US law enforcement and major crypto exchanges have frozen $41 million in assets connected to BG Wealth Sharing, a suspected $150 million Ponzi scheme that rug-pulled investors over a single weekend in May 2026. The operation involved the FBI, Operation Level Up, and the Scam Center Strike Force coordinating with Tether, Binance, and OKX to halt illicit fund transfers. Blockchain analyst ZachXBT documented how actors tied to the scheme attempted to launder $92 million across crypto networks between April 27 and May 5 before the collapse.

How BG Wealth Sharing Built a $150M Scam

BG Wealth Sharing operated as an unlicensed investment platform offering daily yields between 1.3% and 2.6% to retail investors through social media recruitment. The scheme promised crypto trading guidance, referral commissions, and rank-based bonuses—a structure designed to attract unsophisticated traders seeking passive income. Regulators flagged the operation as unlicensed as early as 2025, with the Central Bank of Samoa formally identifying it as an investment scam in April 2026. The platform demanded users deposit additional funds to withdraw profits, a hallmark of advance fee fraud according to Washington State’s Department of Financial Institutions.

The Collapse and Asset Freeze

CEO Stephen Beard announced a 12% tax on account balances for a supposed DSJ Exchange IPO on May 4. By May 5, users reported the rug pull in progress. Law enforcement moved quickly: Washington State’s DFI issued a formal warning on May 6, and the domain was seized by US authorities on May 7, now displaying a law enforcement seizure notice. Between April 27 and May 5, illicit actors attempted to move $92 million in stolen crypto across exchanges. The coordinated freeze with Tether, Binance, and OKX captured $41 million, representing a significant recovery but leaving over $50 million in laundering attempts unaccounted for.
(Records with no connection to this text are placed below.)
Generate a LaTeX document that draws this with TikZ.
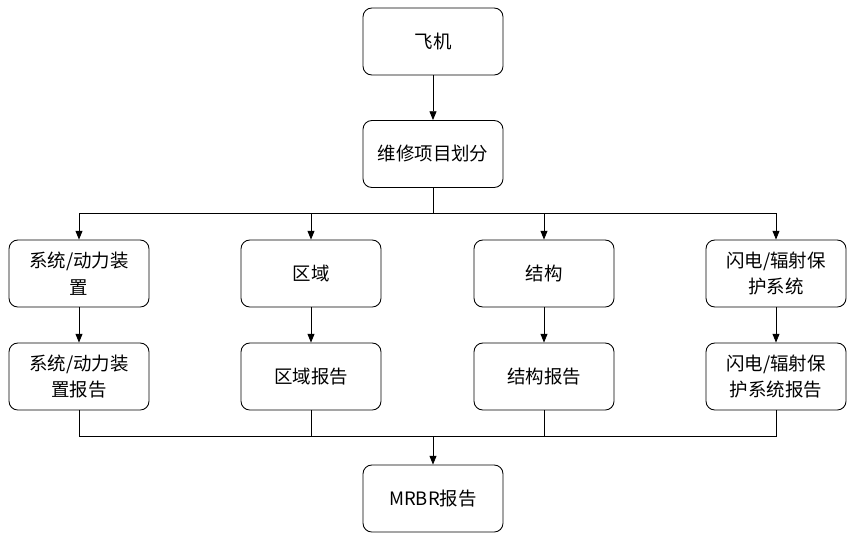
\documentclass[tikz,border=0pt]{standalone}
\usepackage{fontspec}
\setmainfont{Noto Sans CJK SC}
\usetikzlibrary{arrows.meta}
\tikzset{
	blk/.style={draw, rounded corners=5pt, minimum width=2.8cm, minimum height=1.34cm, align=center, font=\fontsize{10.5}{15}\selectfont, line width=0.5pt},
	arr/.style={-{Triangle[length=5pt,width=4pt]}, line width=0.5pt},
	ln/.style={line width=0.5pt}
}
\begin{document}
\begin{tikzpicture}
	\useasboundingbox (0,0) rectangle (17.12,-10.76);
	\node[blk] (plane) at (8.66,-0.83) {飞机};
	\node[blk] (div) at (8.66,-3.08) {维修项目划分};
	\node[blk] (mrbr) at (8.66,-9.97) {MRBR报告};
	
	% items
	\node[blk] (sys) at (1.58,-5.47) {系统/动力装\\置};
	\node[blk] (zone) at (6.22,-5.47) {区域};
	\node[blk] (str) at (10.88,-5.47) {结构};
	\node[blk] (hirf) at (15.52,-5.47) {闪电/辐射保\\护系统};
	% reports
	\node[blk] (sysr) at (1.58,-7.53) {系统/动力装\\置报告};
	\node[blk] (zoner) at (6.22,-7.53) {区域报告};
	\node[blk] (strr) at (10.88,-7.53) {结构报告};
	\node[blk] (hirfr) at (15.52,-7.53) {闪电/辐射保\\护系统报告};
	
	\coordinate (top) at (8.66,-4.26);
	\coordinate (bot) at (8.66,-8.72);
	\draw[arr] (plane) -- (div);
	\draw[ln] (div) -- (top);
	\foreach \a/\b in {sys/sysr, zone/zoner, str/strr, hirf/hirfr}{
		\draw[arr] (top) -| (\a);
		\draw[arr] (\a) -- (\b);
		\draw[ln] (\b) |- (bot);
	}
	\draw[arr] (bot) -- (mrbr);
\end{tikzpicture}
\end{document}
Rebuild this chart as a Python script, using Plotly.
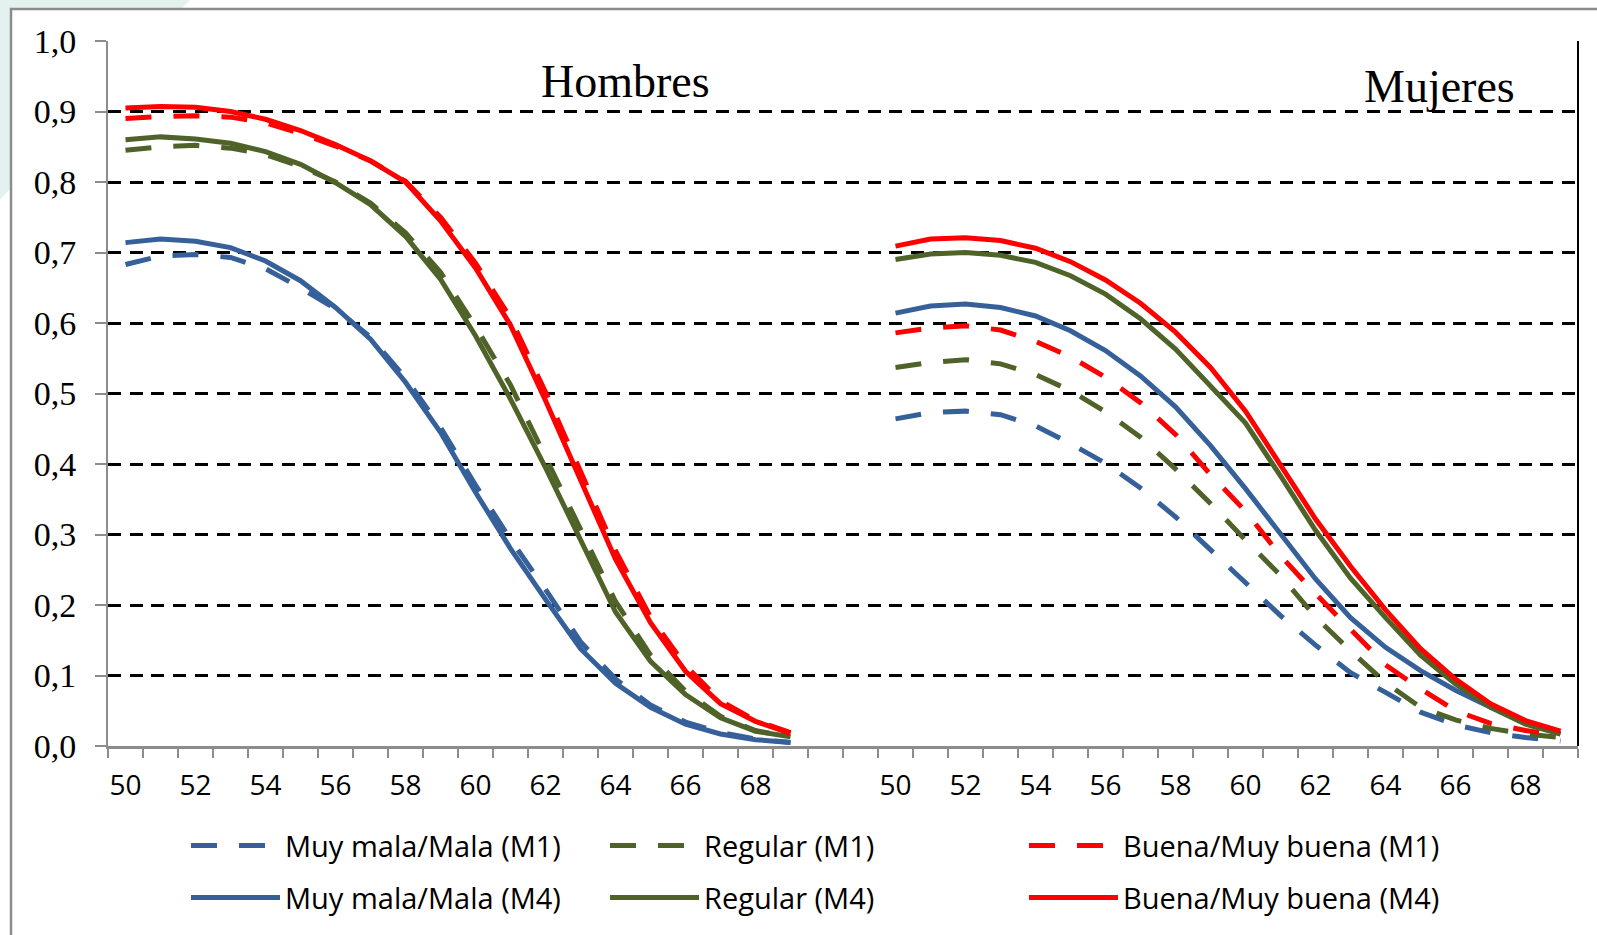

Targeting Retail Investors at Scale

ZachXBT noted these schemes are “obvious to most” but deliberately target retail investors lacking market experience through social media channels. The timing reflects broader crypto fraud trends: in April 2026 alone, crypto hacks generated $630 million in losses, while the FBI reported American victims lost $21 billion to cyber-enabled crime in 2025. BG Wealth Sharing’s structure—daily yield promises, social media recruitment, rank-based incentives—mirrors dozens of similar operations targeting emerging markets and non-English speaking communities. The scheme’s $150 million suspected size ranks it among the larger documented crypto Ponzi operations of 2026.

What Remains Unresolved

While the $41 million freeze represents a tactical win, approximately $51 million from the documented $92 million laundering attempt remains untraced. The exact number of victims and their geographic distribution have not been disclosed. Law enforcement continues investigating whether other actors operated the scheme alongside Beard or if international networks facilitated fund flows. The seizure notice on BG Wealth Sharing’s domain signals the investigation remains active, though no charges or indictments have been publicly announced.